Going beyond continuous functions, can deep learning be used for primality test?

(1) https://en.wikipedia.org/wiki/Universal_approximation_theore...

https://escholarship.org/content/qt5sg7n4ww/qt5sg7n4ww.pdf

> A long-standing difficulty for connectionism has been to implement compositionality, the idea of building a knowledge representation out of components such that the meaning arises from the meanings of the individual components and how they are combined. Here we show how a neural-learning algorithm, knowledge-based cascade-correlation (KBCC), creates a compositional representation of the prime-number concept and uses this representation to decide whether its input n is a prime number or not. KBCC conformed to a basic prime-number testing algorithm by recruiting source networks representing division by prime numbers in order from smallest to largest prime divisor up to √n. KBCC learned how to test prime numbers faster and generalized better to untrained numbers than did similar knowledge-free neural learners. The results demonstrate that neural networks can learn to perform in a compositional manner and underscore the importance of basing learning on existing knowledge.

But again, I think things such as prime number tests are the exact kind of edge cases where one needs too many heuristics built into the model for it to be practical to use.

But I think something like a prime test is not included under the definition I gave anyway, because the idea of "prime" actually implies a lot of context.

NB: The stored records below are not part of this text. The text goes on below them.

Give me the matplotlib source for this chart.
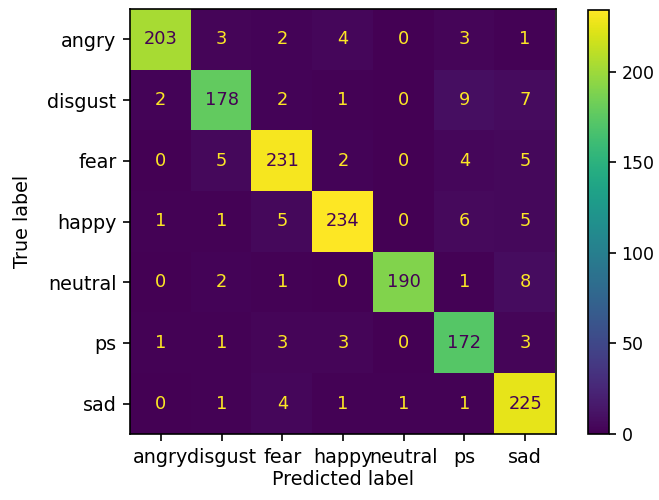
import numpy as np
import matplotlib.pyplot as plt

labels = ["angry", "disgust", "fear", "happy", "neutral", "ps", "sad"]
cm = np.array([
    [203, 3, 2, 4, 0, 3, 1],
    [2, 178, 2, 1, 0, 9, 7],
    [0, 5, 231, 2, 0, 4, 5],
    [1, 1, 5, 234, 0, 6, 5],
    [0, 2, 1, 0, 190, 1, 8],
    [1, 1, 3, 3, 0, 172, 3],
    [0, 1, 4, 1, 1, 1, 225],
])

plt.rcParams["font.size"] = 13.8
plt.rcParams["axes.linewidth"] = 1.2
for a in ("xtick", "ytick"):
    plt.rcParams[a + ".major.size"] = 5
    plt.rcParams[a + ".major.width"] = 1.2
    plt.rcParams[a + ".major.pad"] = 5

fig = plt.figure(figsize=(6.59, 5.0), dpi=100)
ax = fig.add_axes([130 / 659, 66 / 500, 426 / 659, 425 / 500])
cax = fig.add_axes([588 / 659, 66 / 500, 21 / 659, 424 / 500])

cmap = plt.get_cmap("viridis")
im = ax.imshow(cm, cmap=cmap, interpolation="nearest", vmin=cm.min(), vmax=cm.max())

# text colour flips at the midpoint, like sklearn's display
thresh = (cm.max() + cm.min()) / 2.0
for i in range(cm.shape[0]):
    for j in range(cm.shape[1]):
        color = cmap(0.0) if cm[i, j] >= thresh else cmap(1.0)
        ax.text(j, i, str(cm[i, j]), ha="center", va="center", color=color,
                fontsize=12.8)

ax.set_xticks(range(len(labels)))
ax.set_xticklabels(labels)
ax.set_yticks(range(len(labels)))
ax.set_yticklabels(labels)
ax.set_xlabel("Predicted label", labelpad=2)
ax.set_ylabel("True label", labelpad=11)

cb = fig.colorbar(im, cax=cax)
cb.ax.tick_params(labelsize=12.5, pad=4)

fig.savefig("out.png", dpi=100)
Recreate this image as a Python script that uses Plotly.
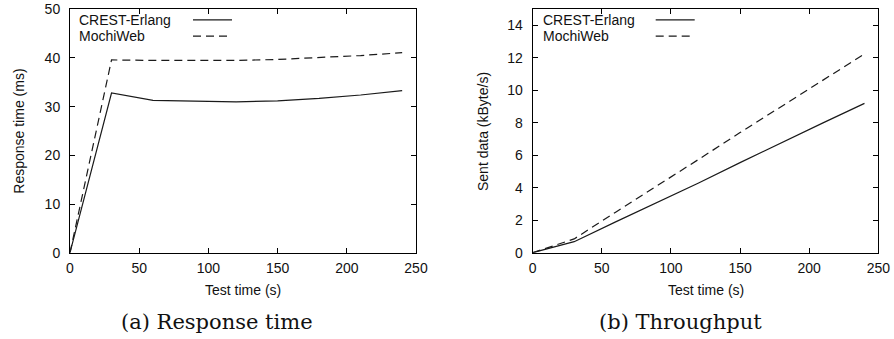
import plotly.graph_objects as go

W, H = 894, 339

# ---- data ----
test_time = [0, 30, 60, 90, 120, 150, 180, 210, 240]
resp_crest = [0, 32.8, 31.3, 31.1, 31.0, 31.2, 31.7, 32.4, 33.3]
resp_mochi = [0, 39.6, 39.5, 39.5, 39.5, 39.7, 40.1, 40.5, 41.1]
sent_crest = [0, 0.68, 1.9, 3.1, 4.3, 5.55, 6.8, 8.0, 9.2]
sent_mochi = [0, 0.85, 2.5, 4.1, 5.75, 7.4, 9.0, 10.6, 12.25]
series_names = ["CREST-Erlang", "MochiWeb"]
x_ticks = [0, 50, 100, 150, 200, 250]
resp_ticks = [0, 10, 20, 30, 40, 50]
sent_ticks = [0, 2, 4, 6, 8, 10, 12, 14]
x_title = "Test time (s)"
y_titles = ["Response time (ms)", "Sent data (kByte/s)"]
captions = ["(a) Response time", "(b) Throughput"]


def px(x):
    return x / W


def py(y):
    return 1 - y / H


FONT = "Liberation Sans, Arial, sans-serif"
SERIF = "DejaVu Serif, Liberation Serif, serif"
TXT = "#111"
LINE_COLOR = "#1a1a1a"
DASH = "8px,5px"

fig = go.Figure()
for xa, ya, ys in [("x", "y", (resp_crest, resp_mochi)), ("x2", "y2", (sent_crest, sent_mochi))]:
    fig.add_trace(go.Scatter(x=test_time, y=ys[0], mode="lines", name=series_names[0],
                             line=dict(color=LINE_COLOR, width=1.2), xaxis=xa, yaxis=ya, showlegend=False))
    fig.add_trace(go.Scatter(x=test_time, y=ys[1], mode="lines", name=series_names[1],
                             line=dict(color=LINE_COLOR, width=1.2, dash=DASH), xaxis=xa, yaxis=ya,
                             showlegend=False))

ax_common = dict(showgrid=False, zeroline=False, showline=True, linecolor="black", linewidth=1,
                 mirror="allticks", ticks="inside", ticklen=5, tickcolor="black", tickwidth=1,
                 automargin=False, tickfont=dict(family=FONT, size=14, color=TXT))

ydom = [py(252.7), py(9.3)]
left_dom = [px(70), px(416)]
right_dom = [px(532.7), px(878.3)]
fig.update_layout(
    width=W, height=H, margin=dict(l=0, r=0, t=0, b=0),
    paper_bgcolor="white", plot_bgcolor="white",
    xaxis=dict(domain=left_dom, range=[0, 250], tickvals=x_ticks, anchor="y", ticklabelstandoff=2, **ax_common),
    yaxis=dict(domain=ydom, range=[0, 50], tickvals=resp_ticks, anchor="x", ticklabelstandoff=6, **ax_common),
    xaxis2=dict(domain=right_dom, range=[0, 250], tickvals=x_ticks, anchor="y2", ticklabelstandoff=2, **ax_common),
    yaxis2=dict(domain=ydom, range=[0, 15], tickvals=sent_ticks, anchor="x2", ticklabelstandoff=6, **ax_common),
)

shapes = []
annotations = []

# axis titles
for cx, ycx, yt in [(242.5, 19, y_titles[0]), (705.7, 482.3, y_titles[1])]:
    annotations.append(dict(x=px(cx), y=py(290), xref="paper", yref="paper", text=x_title,
                            showarrow=False, xanchor="center", yanchor="middle",
                            font=dict(family=FONT, size=14, color=TXT)))
    annotations.append(dict(x=px(ycx), y=py(131.7), xref="paper", yref="paper", text=yt, textangle=-90,
                            showarrow=False, xanchor="center", yanchor="middle",
                            font=dict(family=FONT, size=14, color=TXT)))

# gnuplot-style keys (text left, line sample right)
keys = [(78, 193, 232), (541.7, 655.7, 694.7)]
rows = [19.8, 36.2]
for (tx, lx0, lx1) in keys:
    for i, name in enumerate(series_names):
        annotations.append(dict(x=px(tx), y=py(rows[i]), xref="paper", yref="paper", text=name,
                                showarrow=False, xanchor="left", yanchor="middle", borderpad=0,
                                font=dict(family=FONT, size=14, color=TXT)))
        shapes.append(dict(type="line", xref="paper", yref="paper", x0=px(lx0), x1=px(lx1),
                           y0=py(rows[i]), y1=py(rows[i]),
                           line=dict(color=LINE_COLOR, width=1.2, dash=None if i == 0 else DASH)))

for cx, text in zip([217, 680], captions):
    annotations.append(dict(x=px(cx), y=py(322), xref="paper", yref="paper", text=text,
                            showarrow=False, xanchor="center", yanchor="middle",
                            font=dict(family=SERIF, size=21, color=TXT)))

fig.update_layout(shapes=shapes, annotations=annotations)
fig.write_html("out.html", config={"displayModeBar": False},
               post_script="document.body.style.margin='0';document.body.style.overflow='hidden';")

You can take a baby and he will be able to classify images, you can take a human that speaks a language with no concept of numbers and he will be able to play or sing music and distinguish patterns in it.

You can't talk about "prime" without a mathematical apparatus that takes years for humans to understand. However, since we learn it as such an early age, it ends up in the background.

Granted, that could be said about almost any cognitive ability (the fact that there's a lot of "subconscious context" required to use it).... so I don't know.